In this brief but substantive examination of the prayers Jesus prayed, Stephen Shoemaker offers helpful applications of Jesus’ prayers as both a way to better understand Jesus and as a way to use his prayers as a model for our own prayer lives. The book addresses our twin hungers for spirituality and for a deeper grasp of who Jesus was. The author takes seriously the way Jesus prayed and how his prayers open a window to our own experience of God. Included are discussions of: the Lord’s Prayer (Matt. 6:9-13), the Prayer of Thanksgiving amid Life’s Reversals (Matt.11:25-26), the Gethsemane Prayer (Mark 14:36), the Prayers from the Cross (Luke 23:34; Matt. 27:46; Luke 23:46), and prayers from John's Gospel (11:41-42, 12:27, 17:11).

The author stays close to the text of the prayers (sometimes including his own translations) but explores their meaning in our lives. He uses Abba rather than the English translation “Father” in order to bring the reader closer to Jesus as he spoke the words of each prayer.

A study guide is included to assist leaders in using the book with small groups.

“Jesus’ prayers are a challenge and a scandal to the ways our culture wants to pray. His spirituality, found in his prayers, is a profound guide to the soul and a remedy to a culture in search of a soul.” --H. Stephen Shoemaker


Product Details

ISBN-13: 9781426733802
Publisher: Abingdon Press
Publication date: 07/01/2011
Sold by: Barnes & Noble
Format: eBook
File size: 1 MB

About the Author

Dr. H. Stephen Shoemaker is Senior Minister at Myers Park Baptist Church in Charlotte, North Carolina. He is the author of several books, including God Stories:New Narratives from Sacred Texts, Strength in Weakness: A Lyrical Re-presentation of II Corinthians, both published by Judson, and Finding Jesus In His Prayers, published by Abingdon Press.

Read an Excerpt

Finding Jesus in His Prayers


By H. Stephen Shoemaker

Abingdon Press

Copyright © 2004 H. Stephen Shoemaker
All rights reserved.
ISBN: 978-1-4267-3380-2



CHAPTER 1

Jesus and Prayer


Jesus' way of praying is given to us not only in the words of his prayers, but also in his habits of prayer and his teaching about prayer. This first chapter will examine the habit of prayer Jesus inherited from his Jewish faith and his teachings about prayer that were both continuous and discontinuous with his tradition. There is both something ancient and something new in Jesus' way of praying.
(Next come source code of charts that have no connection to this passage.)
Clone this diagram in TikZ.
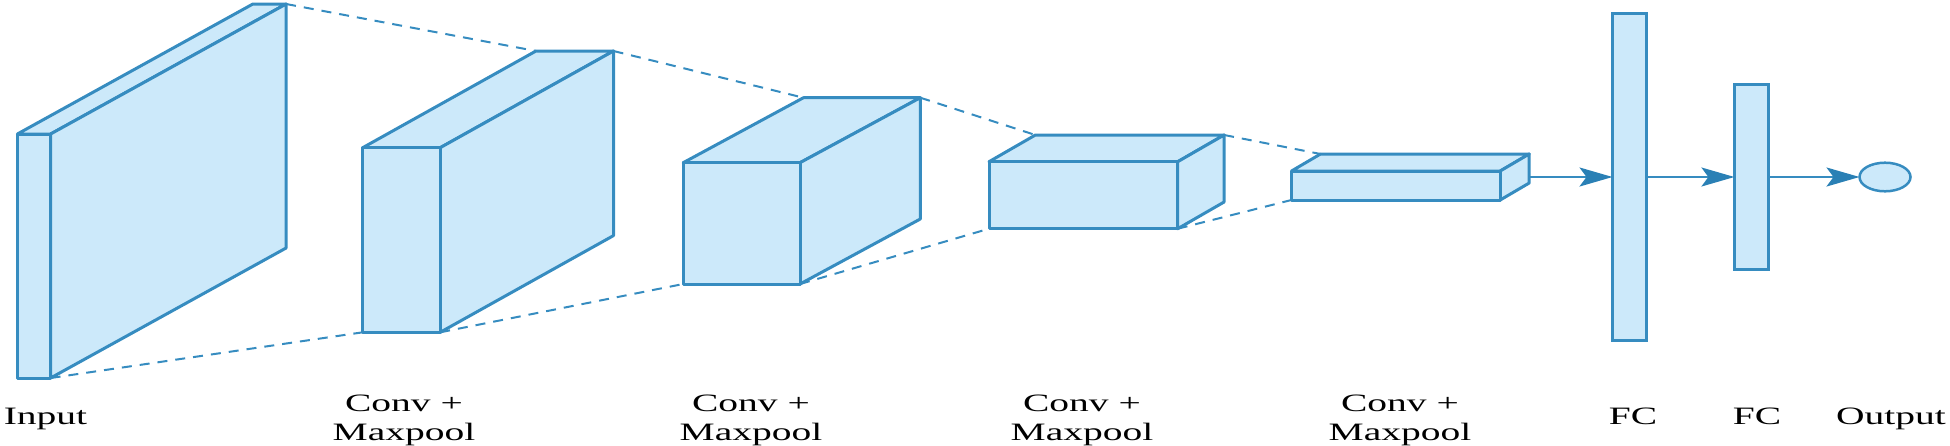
\documentclass[tikz,border=0pt]{standalone}
\usepackage{fontspec}
\setmainfont{Liberation Serif}
\usetikzlibrary{arrows.meta,calc,shapes.geometric}
\definecolor{lb}{RGB}{54,140,192}
\definecolor{ab}{RGB}{42,128,181}
\definecolor{fb}{RGB}{204,233,250}
\tikzset{
  slabface/.style={draw=lb, fill=fb, line width=3pt, line join=round},
  fcbox/.style={draw=lb, fill=fb, line width=3pt, rectangle, inner sep=0pt, outer sep=0pt},
  outnode/.style={draw=lb, fill=fb, line width=2.5pt, ellipse, inner sep=0pt, outer sep=0pt, minimum width=51pt, minimum height=28.6pt},
  dashlink/.style={draw=lb, line width=2pt, dash pattern=on 10pt off 8pt},
  arr/.style={draw=lb, line width=2.2pt, -{Stealth[length=33pt,width=19pt,inset=7pt,color=ab]}},
  lbl/.style={anchor=base, inner sep=0pt, font=\fontsize{25}{30}\selectfont}
}
\newcommand{\cnnslab}[7]{%
  \coordinate (#1-ftl) at (#2,#3);
  \coordinate (#1-ftr) at ($(#2,#3)+(#4,0)$);
  \coordinate (#1-fbl) at ($(#2,#3)+(0,#5)$);
  \coordinate (#1-fbr) at ($(#2,#3)+(#4,#5)$);
  \coordinate (#1-btl) at ($(#1-ftl)+(#6,#7)$);
  \coordinate (#1-btr) at ($(#1-ftr)+(#6,#7)$);
  \coordinate (#1-bbr) at ($(#1-fbr)+(#6,#7)$);
  \draw[slabface] (#1-ftl) -- (#1-btl) -- (#1-btr) -- (#1-ftr) -- cycle;
  \draw[slabface] (#1-ftr) -- (#1-btr) -- (#1-bbr) -- (#1-fbr) -- cycle;
  \draw[slabface] (#1-ftl) rectangle (#1-fbr);
}
\begin{document}
\begin{tikzpicture}[x=1pt,y=-1pt]
\useasboundingbox (0,0) rectangle (1950,445);
% slabs
\cnnslab{in}{17.4}{134}{33.2}{244}{235.5}{-130}
\cnnslab{sa}{362.7}{147.7}{77.5}{184.6}{173.3}{-96.7}
\cnnslab{sb}{683.2}{162.7}{116.8}{121.3}{120.3}{-65}
\cnnslab{sc}{989}{161.7}{188.7}{67}{46.4}{-26.7}
\cnnslab{sd}{1291.5}{171}{208.7}{29}{29}{-17}
% dashed projection lines
\draw[dashlink] (in-btr) -- (sa-btl);
\draw[dashlink] (sa-btr) -- (sb-btl);
\draw[dashlink] (sb-btr) -- (sc-btl);
\draw[dashlink] (sc-btr) -- (sd-btl);
\draw[dashlink] (in-fbr) -- (sa-fbl);
\draw[dashlink] (sa-fbr) -- (sb-fbl);
\draw[dashlink] (sb-fbr) -- (sc-fbl);
\draw[dashlink] (sc-fbr) -- (sd-fbl);
% fully connected
\node[fcbox, minimum width=34pt, minimum height=327.4pt] (fc1) at (1629.5,177) {};
\node[fcbox, minimum width=34pt, minimum height=185pt] (fc2) at (1751.4,177) {};
\node[outnode] (out) at (1885,177) {};
\coordinate (sdout) at (1529.2,177);
\draw[arr] (sdout) -- (fc1.west);
\draw[arr] (fc1.east) -- (fc2.west);
\draw[arr] (fc2.east) -- (out.west);
% labels
\node[lbl] (linput) at (45.5,424) {\scalebox{1.58}[1]{Input}};
\node[lbl] (la1) at (404,411.7) {\scalebox{1.58}[1]{Conv +}};
\node[lbl] (la2) at (404,440) {\scalebox{1.58}[1]{Maxpool}};
\node[lbl] (lb1) at (751,411.7) {\scalebox{1.58}[1]{Conv +}};
\node[lbl] (lb2) at (751,440) {\scalebox{1.58}[1]{Maxpool}};
\node[lbl] (lc1) at (1082,411.7) {\scalebox{1.58}[1]{Conv +}};
\node[lbl] (lc2) at (1082,440) {\scalebox{1.58}[1]{Maxpool}};
\node[lbl] (ld1) at (1400,411.7) {\scalebox{1.58}[1]{Conv +}};
\node[lbl] (ld2) at (1400,440) {\scalebox{1.58}[1]{Maxpool}};
\node[lbl] (lfc1) at (1633,424) {\scalebox{1.58}[1]{FC}};
\node[lbl] (lfc2) at (1757,424) {\scalebox{1.58}[1]{FC}};
\node[lbl] (lout) at (1891,424) {\scalebox{1.58}[1]{Output}};
\end{tikzpicture}
\end{document}
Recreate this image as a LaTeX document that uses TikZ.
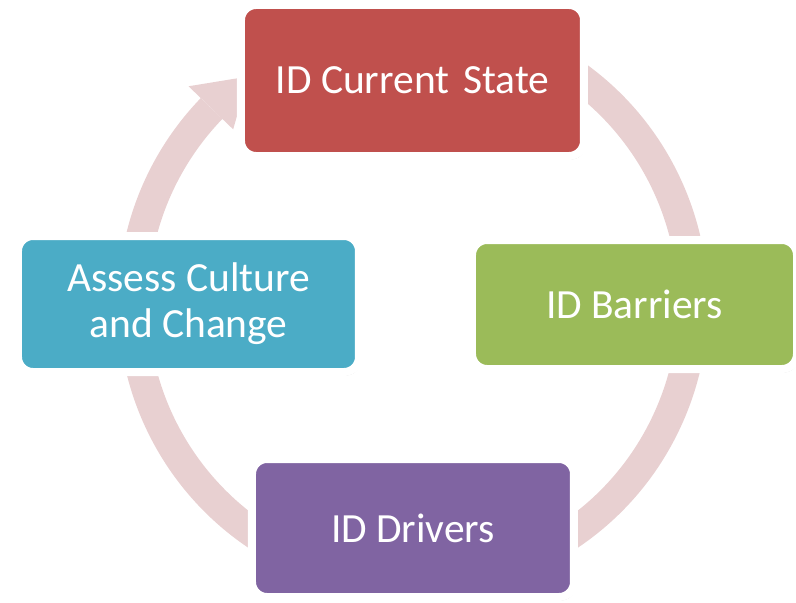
\documentclass[tikz,border=0pt]{standalone}
\usepackage{fontspec}
\setmainfont{Carlito}
\usetikzlibrary{shadows}
\definecolor{indianred}{RGB}{192,80,77}
\definecolor{olivegreen}{RGB}{155,187,89}
\definecolor{royalpurple}{RGB}{128,100,162}
\definecolor{pacificblue}{RGB}{75,172,198}
\definecolor{palepink}{RGB}{232,208,209}

\begin{document}
\begin{tikzpicture}[x=1pt, y=1pt,
	stagebox/.style={draw=white, line width=8pt, rounded corners=15pt, text=white, align=center, inner sep=0pt,
		font=\fontsize{41.5}{46}\selectfont,
		drop shadow={opacity=0.45, shadow xshift=1.5pt, shadow yshift=-3.5pt}}]
	\useasboundingbox (-413,-300) rectangle (383,303);
	\def\radius{280}
	\coordinate (tail) at (65:\radius);
	\coordinate (head) at (126:\radius);
	
	% cycle ring, tail hidden under the first stage
	\draw[line width=30pt, palepink] (tail) arc[start angle=65, end angle=-224, radius=\radius];
	\fill[palepink] (136:250) -- (136:312) -- (head) -- cycle;
	
	% stages
	\node[stagebox, fill=indianred, minimum width=343pt, minimum height=151pt] (state) at (-0.5,222.5) {ID Current\,\,State};
	\node[stagebox, fill=olivegreen, minimum width=325pt, minimum height=129pt] (barriers) at (221.5,-1.5) {ID Barriers};
	\node[stagebox, fill=royalpurple, minimum width=322pt, minimum height=138pt] (drivers) at (0,-225) {ID Drivers};
	\node[stagebox, fill=pacificblue, minimum width=341pt, minimum height=136pt] (culture) at (-224.5,-1) {Assess Culture\\and Change};
	
\end{tikzpicture}
\end{document}
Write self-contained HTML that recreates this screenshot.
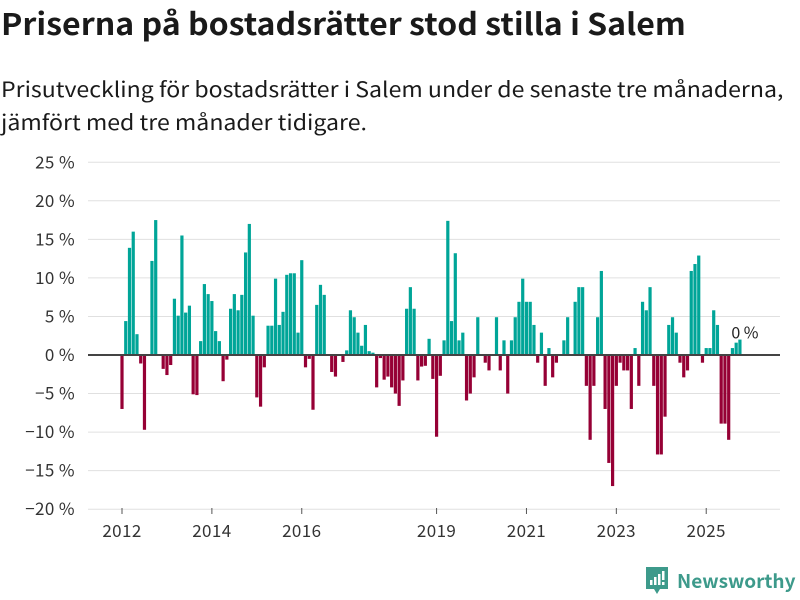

(1) Jesus participated in the daily rhythm of Jewish prayers: every morning, afternoon, and evening. Morning and afternoon prayers always included the Shema:

Hear, O Israel: The Lord is our God, The Lord is one. (Deuteronomy 6:4 AT)


The afternoon prayer featured the Tephillah, whose first benediction blesses Yahweh as God of Abraham, Isaac, and Jacob, "most high God and Master of heaven and earth ... our shield." The early church adopted this rhythm of prayer by praying the Lord's Prayer three times a day. They would not have likely carried this rhythm on had not Jesus been faithful in this daily discipline of prayer.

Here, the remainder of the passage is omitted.